More and more organisations are allowing their employees to use ‘open’ mobile phones, i.e. mobile phones running operating systems that allow the user to download applications and access dual networks, GSM and WiFi, to be used for business purposes.
62 percent of company mobile phones are procured by an office management function and only 40 percent of information security professionals have any input into their purchase.
13 percent of organisations currently protect their mobile phones against the threat of mobile phone viruses. This figure is set to rise to 54 percent by the end of 2010 as organisations feel that the threat from mobile phone viruses will increase.
GI believes that the threat from mobile viruses is currently low but with the rising adoption of datacentric applications on Smartphones, including financial services, GI feels that the threat will rise from 2010 onwards.
In the last couple of years the percentage of mobile messaging traffic (SMS/MMS/Email) that is defined as spam or malware has risen from approximately 2% to between 20-30% of total traffic – and between 14-22% of this figure is considered to be malicious.

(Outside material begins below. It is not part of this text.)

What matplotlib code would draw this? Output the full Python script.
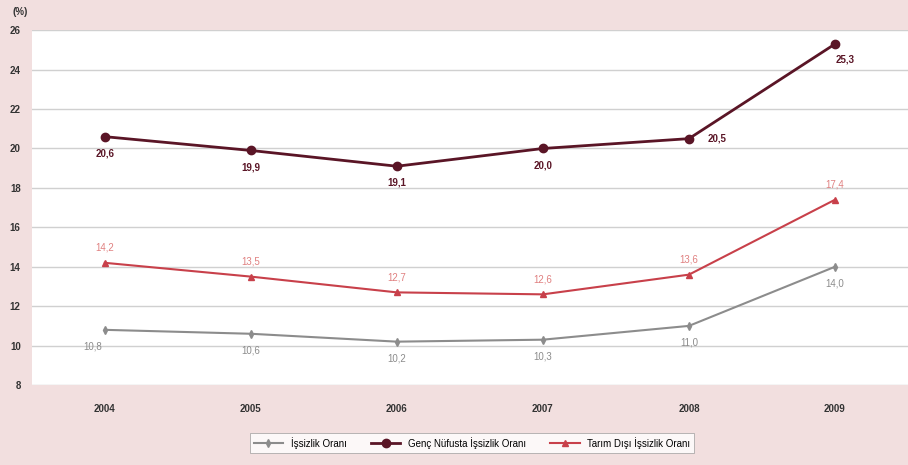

Last year’s iPhone worms could be just the start of a concerted attack on Smartphones. The threat is increased by the proliferation of mobile App stores with users downloading applications, most of them free, to their Smartphones.
GI believes that companies must seriously consider the consequences of an unprotected corporate mobile phone being infected with malware that could potentially upload all of that phone’s data to a criminal server.